- [EXERCISE DETAILS]:
Retype nothing except the lines below from the one with "Emit a Python" through the one with "from matplotlib.patches import Patch", exactly, with images left out.

- [Data extracted from a collection]:
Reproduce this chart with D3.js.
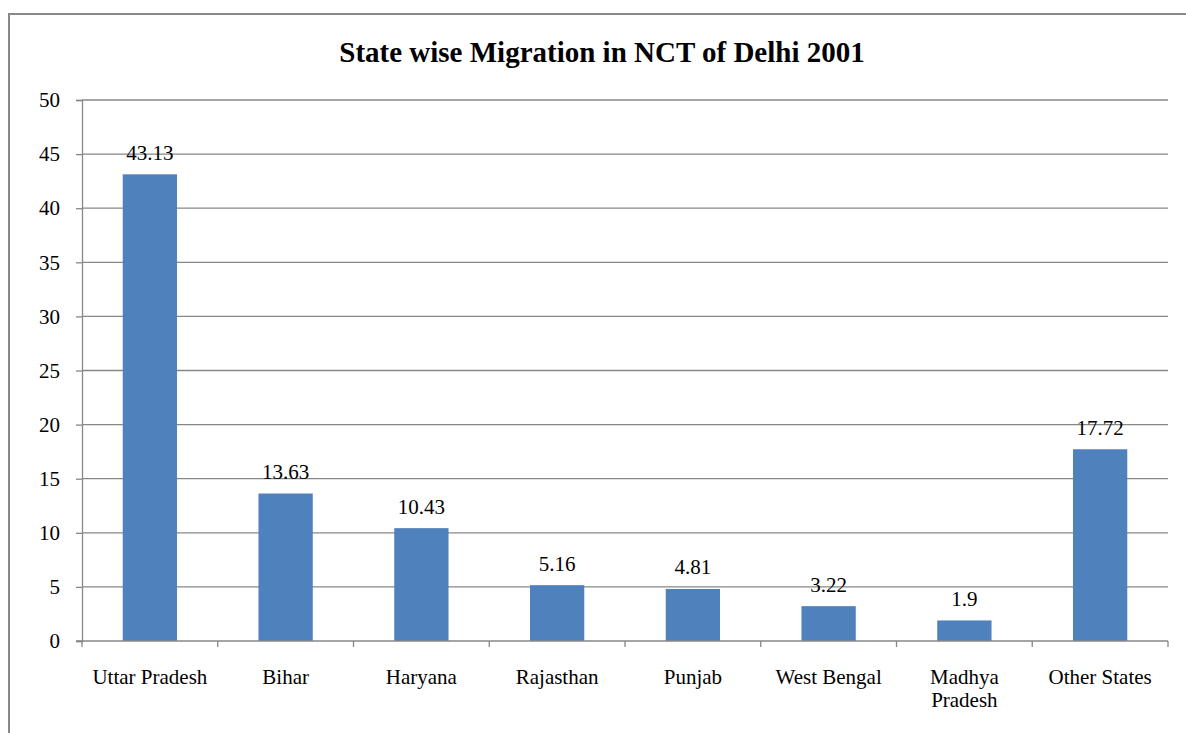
<!DOCTYPE html>
<html>
<head>
<meta charset="utf-8">
<script src="https://cdn.jsdelivr.net/npm/d3@7"></script>
<style>
  html, body { margin: 0; padding: 0; background: #fff; }
  svg { display: block; }
  text { font-family: "Liberation Serif", "Times New Roman", serif; fill: #000; }
</style>
</head>
<body>
<script>
// Share of migrants to Delhi by state of origin, 2001 (%)
const categories = ["Uttar Pradesh", "Bihar", "Haryana", "Rajasthan", "Punjab", "West Bengal", "Madhya Pradesh", "Other States"];
const values = [43.13, 13.63, 10.43, 5.16, 4.81, 3.22, 1.9, 17.72];
const yTicks = [0, 5, 10, 15, 20, 25, 30, 35, 40, 45, 50];
const title = "State wise Migration in NCT of Delhi 2001";

const W = 1186, H = 733;
const plot = { left: 82, right: 1168, top: 100, bottom: 641 };
const gridColor = "#878787";
const barColor = "#4f81bd";

const svg = d3.select("body").append("svg")
  .attr("width", W).attr("height", H);

// chart frame
svg.append("rect")
  .attr("x", 9).attr("y", 14)
  .attr("width", W + 20).attr("height", H + 20)
  .attr("fill", "#fff")
  .attr("stroke", "#888").attr("stroke-width", 2);

svg.append("text")
  .attr("x", 602).attr("y", 62)
  .attr("text-anchor", "middle")
  .attr("font-size", 29).attr("font-weight", "bold")
  .text(title);

const x = d3.scaleBand()
  .domain(categories)
  .range([plot.left, plot.right])
  .paddingInner(0.6).paddingOuter(0.3);

const y = d3.scaleLinear()
  .domain([0, 50])
  .range([plot.bottom, plot.top]);

// horizontal gridlines
svg.append("g")
  .selectAll("line")
  .data(yTicks.filter(t => t > 0))
  .join("line")
  .attr("x1", plot.left).attr("x2", plot.right)
  .attr("y1", d => y(d)).attr("y2", d => y(d))
  .attr("stroke", gridColor).attr("stroke-width", 1.3);

// y axis
const yAxis = svg.append("g")
  .attr("transform", `translate(${plot.left},0)`)
  .call(d3.axisLeft(y).tickValues(yTicks).tickSize(6).tickPadding(16));
yAxis.select(".domain").attr("stroke", gridColor).attr("stroke-width", 1.3);
yAxis.selectAll(".tick line").attr("stroke", gridColor).attr("stroke-width", 1.3);
yAxis.selectAll(".tick text")
  .attr("font-size", 21)
  .attr("font-family", "Liberation Serif, Times New Roman, serif")
  .attr("fill", "#000");

// bars
svg.append("g")
  .selectAll("rect")
  .data(values)
  .join("rect")
  .attr("x", (d, i) => x(categories[i]))
  .attr("width", x.bandwidth())
  .attr("y", d => y(d))
  .attr("height", d => y(0) - y(d))
  .attr("fill", barColor);

// value labels
svg.append("g")
  .selectAll("text")
  .data(values)
  .join("text")
  .attr("x", (d, i) => x(categories[i]) + x.bandwidth() / 2)
  .attr("y", d => y(d) - 14.5)
  .attr("text-anchor", "middle")
  .attr("font-size", 21)
  .text(d => d);

// x axis baseline and category separators
const step = x.step();
const xAxis = svg.append("g");
xAxis.append("line")
  .attr("x1", plot.left - 6).attr("x2", plot.right)
  .attr("y1", y(0)).attr("y2", y(0))
  .attr("stroke", gridColor).attr("stroke-width", 1.3);
xAxis.selectAll("line.sep")
  .data(d3.range(categories.length + 1))
  .join("line")
  .attr("class", "sep")
  .attr("x1", i => plot.left + i * step).attr("x2", i => plot.left + i * step)
  .attr("y1", y(0)).attr("y2", y(0) + 6)
  .attr("stroke", gridColor).attr("stroke-width", 1.3);

// category labels, wrapped where too wide for one band
const catLabels = svg.append("g");
categories.forEach((c, i) => {
  const cx = x(c) + x.bandwidth() / 2;
  const t = catLabels.append("text")
    .attr("x", cx).attr("y", 684)
    .attr("text-anchor", "middle")
    .attr("font-size", 21);
  const lines = c === "Madhya Pradesh" ? c.split(" ") : [c];
  lines.forEach((ln, k) => {
    t.append("tspan").attr("x", cx).attr("dy", k === 0 ? 0 : 23).text(ln);
  });
});
</script>
</body>
</html>
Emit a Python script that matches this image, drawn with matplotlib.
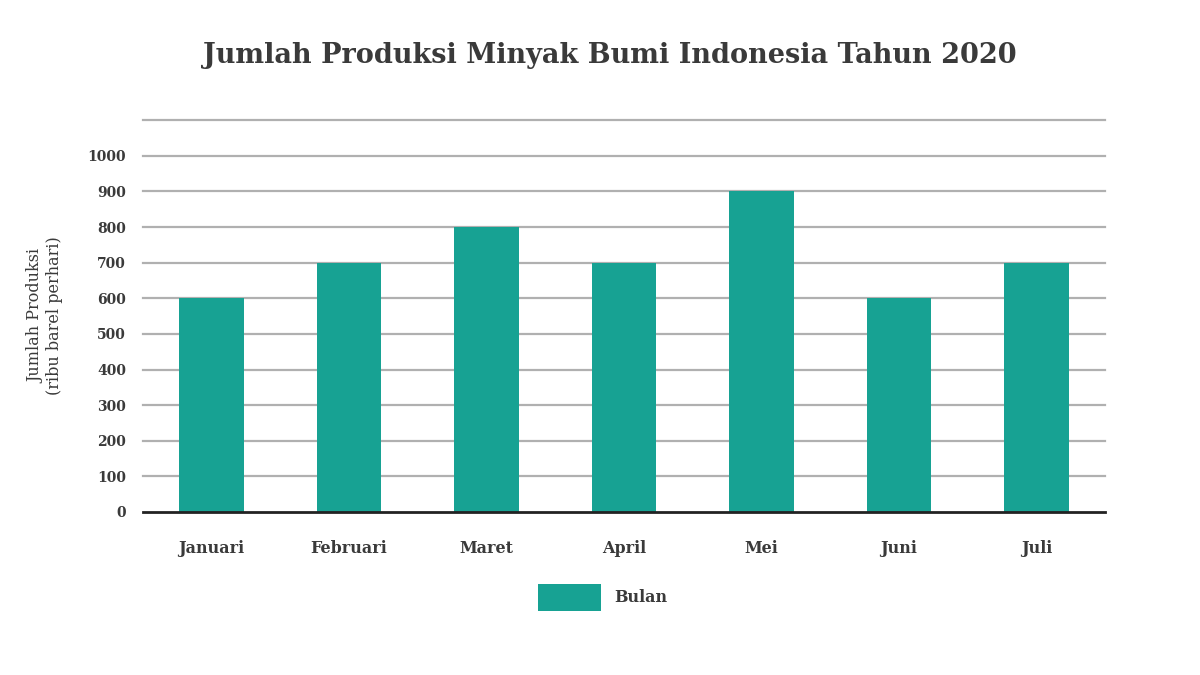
import matplotlib
matplotlib.use("Agg")
import matplotlib.pyplot as plt
from matplotlib.patches import Patch

months = ["Januari", "Februari", "Maret", "April", "Mei", "Juni", "Juli"]
production = [600, 700, 800, 700, 900, 600, 700]
yticks = [0, 100, 200, 300, 400, 500, 600, 700, 800, 900, 1000]
series_name = "Bulan"
title = "Jumlah Produksi Minyak Bumi Indonesia Tahun 2020"
ylabel = "Jumlah Produksi\n(ribu barel perhari)"

bar_color = "#17a293"
text_color = "#3a3a3a"

plt.rcParams['font.family'] = ['DejaVu Serif']
fig = plt.figure(figsize=(12, 6.75), dpi=100)
ax = fig.add_axes([0.119, 0.2415, 0.802, 0.5805])

x = list(range(len(months)))
ax.bar(x, production, width=0.47, color=bar_color, zorder=3)

ax.set_xlim(-0.5, len(months) - 0.5)
ax.set_ylim(0, 1100)
ax.set_yticks(yticks)
ax.set_yticklabels([str(v) for v in yticks], fontsize=10, fontweight='bold', color=text_color)
ax.set_xticks(x)
ax.set_xticklabels(months, fontsize=11.5, fontweight='bold', color=text_color)
ax.tick_params(axis='both', length=0)
ax.tick_params(axis='y', pad=12)
ax.tick_params(axis='x', pad=20)

for v in yticks[1:] + [1100]:
    ax.axhline(v, color="#b0b0b0", lw=1.6, zorder=1, clip_on=False)
for s in ["top", "right", "left"]:
    ax.spines[s].set_visible(False)
ax.spines["bottom"].set_color("#222222")
ax.spines["bottom"].set_linewidth(2)
ax.spines["bottom"].set_zorder(4)

ax.set_ylabel(ylabel, fontsize=11.5, fontweight='normal', color=text_color, labelpad=18, linespacing=1.05)

fig.text(0.508, 0.918, title, ha='center', va='center', fontsize=19.5, fontweight='bold', color=text_color)

handles = [Patch(facecolor=bar_color, label=series_name)]
fig.legend(handles=handles, loc='center', bbox_to_anchor=(0.502, 0.115), frameon=False,
           handlelength=4.0, handleheight=2.2, prop={'size': 11.5, 'weight': 'bold'},
           labelcolor=text_color)

fig.savefig("out.png", dpi=100, facecolor="white")
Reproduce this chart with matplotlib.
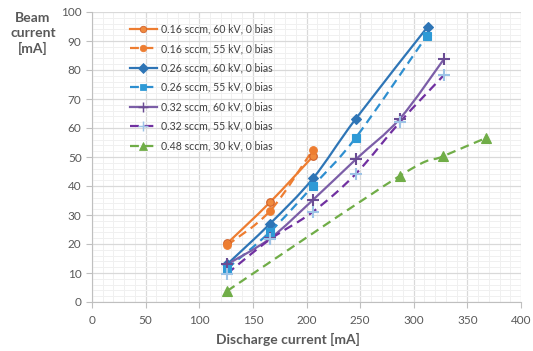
import numpy as np
import matplotlib
matplotlib.use("Agg")
import matplotlib.pyplot as plt
from matplotlib.path import Path
from matplotlib.patches import PathPatch
from matplotlib.lines import Line2D
from matplotlib.ticker import MultipleLocator

plt.rcParams['font.family'] = ['Lato', 'DejaVu Sans']

# data
labels = ["0.16 sccm, 60 kV, 0 bias", "0.16 sccm, 55 kV, 0 bias",
          "0.26 sccm, 60 kV, 0 bias", "0.26 sccm, 55 kV, 0 bias",
          "0.32 sccm, 60 kV, 0 bias", "0.32 sccm, 55 kV, 0 bias",
          "0.48 sccm, 30 kV, 0 bias"]
x_016_60 = [126, 166, 206]
y_016_60 = [20.2, 34.4, 50.2]
x_016_55 = [126, 166, 206]
y_016_55 = [19.6, 31.4, 52.5]
x_026_60 = [126, 166, 206, 246, 313]
y_026_60 = [13.0, 27.0, 42.6, 63.2, 94.9]
x_026_55 = [126, 166, 206, 246, 312]
y_026_55 = [11.5, 24.2, 40.0, 56.7, 91.7]
x_032_60 = [126, 166, 206, 246, 287, 328]
y_032_60 = [13.0, 21.9, 35.2, 49.2, 63.2, 83.7]
x_032_55 = [126, 166, 206, 246, 287, 328]
y_032_55 = [9.8, 21.6, 31.1, 44.2, 62.0, 78.2]
x_048_30 = [126, 287, 327, 367]
y_048_30 = [3.8, 43.5, 50.2, 56.5]

series = [
    (x_016_60, y_016_60, dict(color='#ed7d31', ls='-', marker='o', ms=5.5, mfc='#f08a3e', mec='#d0602a')),
    (x_016_55, y_016_55, dict(color='#ed7d31', ls='--', marker='o', ms=5.5, mfc='#ed7d31', mec='#ed7d31')),
    (x_026_60, y_026_60, dict(color='#2e75b6', ls='-', marker='D', ms=5.5, mfc='#2e75b6', mec='#2e75b6')),
    (x_026_55, y_026_55, dict(color='#2e8fd0', ls='--', marker='s', ms=5.5, mfc='#2e9ad6', mec='#2e9ad6')),
    (x_032_60, y_032_60, dict(color='#7b5ea7', ls='-', marker='+', ms=8, mfc='#7b5ea7', mec='#6a4c93')),
    (x_032_55, y_032_55, dict(color='#7030a0', ls='--', marker='+', ms=8, mfc='#9dc3e6', mec='#9dc3e6')),
    (x_048_30, y_048_30, dict(color='#70ad47', ls='--', marker='^', ms=6.5, mfc='#70ad47', mec='#70ad47')),
]


def smooth_path(xs, ys):
    # Excel-like smoothed line: Catmull-Rom turned into cubic Beziers
    p = np.column_stack([xs, ys]).astype(float)
    verts = [p[0]]
    codes = [Path.MOVETO]
    n = len(p)
    for i in range(n - 1):
        p0 = p[i - 1] if i > 0 else p[i]
        p3 = p[i + 2] if i + 2 < n else p[i + 1]
        c1 = p[i] + (p[i + 1] - p0) / 6.0
        c2 = p[i + 1] - (p3 - p[i]) / 6.0
        verts += [c1, c2, p[i + 1]]
        codes += [Path.CURVE4] * 3
    return Path(verts, codes)


fig = plt.figure(figsize=(5.33, 3.51), dpi=100)
ax = fig.add_axes([92 / 533, 1 - 302 / 351, 429 / 533, 290 / 351])

handles = []
for xs, ys, st in series:
    dash = (0, (4, 2.5)) if st['ls'] == '--' else '-'
    patch = PathPatch(smooth_path(xs, ys), facecolor='none', edgecolor=st['color'],
                      lw=1.6, linestyle=dash, zorder=3, capstyle='butt')
    ax.add_patch(patch)
    mew = 1.5 if st['marker'] == '+' else 0.8
    ax.plot(xs, ys, linestyle='none', marker=st['marker'], ms=st['ms'],
            mfc=st['mfc'], mec=st['mec'], mew=mew, zorder=4)
    handles.append(Line2D([], [], color=st['color'], lw=1.6, linestyle=dash,
                          marker=st['marker'], ms=st['ms'] * 0.85, mfc=st['mfc'],
                          mec=st['mec'], mew=mew * 0.7))

ax.set_xlim(0, 400)
ax.set_ylim(0, 100)
ax.xaxis.set_major_locator(MultipleLocator(50))
ax.xaxis.set_minor_locator(MultipleLocator(10))
ax.yaxis.set_major_locator(MultipleLocator(10))
ax.yaxis.set_minor_locator(MultipleLocator(2))
ax.grid(which='major', color='#d9d9d9', lw=0.9, zorder=0)
ax.grid(which='minor', color='#f0f0f0', lw=0.7, zorder=0)
ax.set_axisbelow(True)
for side in ['top', 'right']:
    ax.spines[side].set_visible(False)
for side in ['left', 'bottom']:
    ax.spines[side].set_color('#bfbfbf')
ax.tick_params(which='major', length=4, color='#bfbfbf', labelcolor='#595959', labelsize=8.5)
ax.tick_params(which='minor', length=0)
ax.tick_params(axis='x', pad=5)

ax.set_xlabel('Discharge current [mA]', fontsize=10, fontweight='bold', color='#595959')
ax.xaxis.set_label_coords((288 - 92) / 429, -0.108)
fig.text(33 / 533, 1 - 12 / 351, 'Beam\ncurrent\n[mA]', ha='center', va='top',
         fontsize=10, fontweight='bold', color='#595959', linespacing=1.3)

ax.legend(handles, labels, loc='upper left', bbox_to_anchor=(0.066, 0.993), frameon=False,
          fontsize=7.6, handlelength=2.55, handletextpad=0.38, labelspacing=0.8,
          labelcolor='#404040')

fig.savefig('out.png', dpi=100)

- [ANSWER BELOW]:
Emit a Python script that matches this image, drawn with matplotlib.
import matplotlib
matplotlib.use("Agg")
import matplotlib.pyplot as plt
from matplotlib.patches import Patch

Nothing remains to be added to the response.